Una participación considerable, alrededor de los dos millones, significa todo lo contrario para Artur Mas. Le ofrece la posibilidad de recuperar el liderazgo único del proceso que perdió en las elecciones de 2012 en favor de Junqueras y en algún grado de las señoras Forcadell y Casals. Y con el timón, tiene también la oportunidad de retomar el control del calendario e incluso del programa soberanista, perdido en aquella ocasión. No es ocioso recordar que el pacto de estabilidad parlamentaria firmado entre CiU y Esquerra preveía realizar una consulta en 2014; pero no hablaba directamente de independencia, sino de un Estado propio dentro de Europa, y establecía unas salvedades respecto a la fecha para el caso de que no hubiera condiciones para realizarla. Con un Mas debilitado, todo tomó el cariz más extremado posible.

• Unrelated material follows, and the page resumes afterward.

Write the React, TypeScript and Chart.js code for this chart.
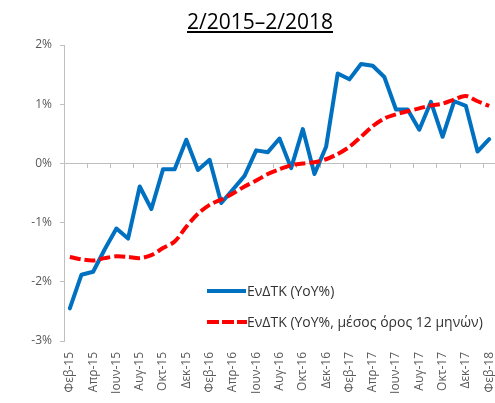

Después de haber desafiado a Rajoy y haberle ganado el envite, sobre todo en el plano mediático, el de la foto, que tanto importa en la política internacional de hoy, Artur Mas tiene ahora mayor autoridad ante los suyos para procurar alargar la legislatura hasta 2016, en vez de precipitarse a unas elecciones que solo convienen a Esquerra. Tiene además la oportunidad de abrir un nuevo tiempo de diálogo, gobernar un poco tras no haber gobernado nada en dos años, pactar al menos la abstención con el PSC y el PP para hacer los presupuestos de 2015 y esperar tranquilamente, sin el sobresalto de una fecha compulsiva, a que cambie la correlación de fuerzas en el conjunto de España. Todo esto es lo mejor del 9N: que ya es pasado y no hay ninguna fecha que haga de tope a partir de ahora. Una puerta se cierra y se abre otra. Por tanto, tiempo y obligación para el diálogo y para el pacto, desde la fuerza que cada uno ha obtenido tras este largo, tedioso y exasperante envite.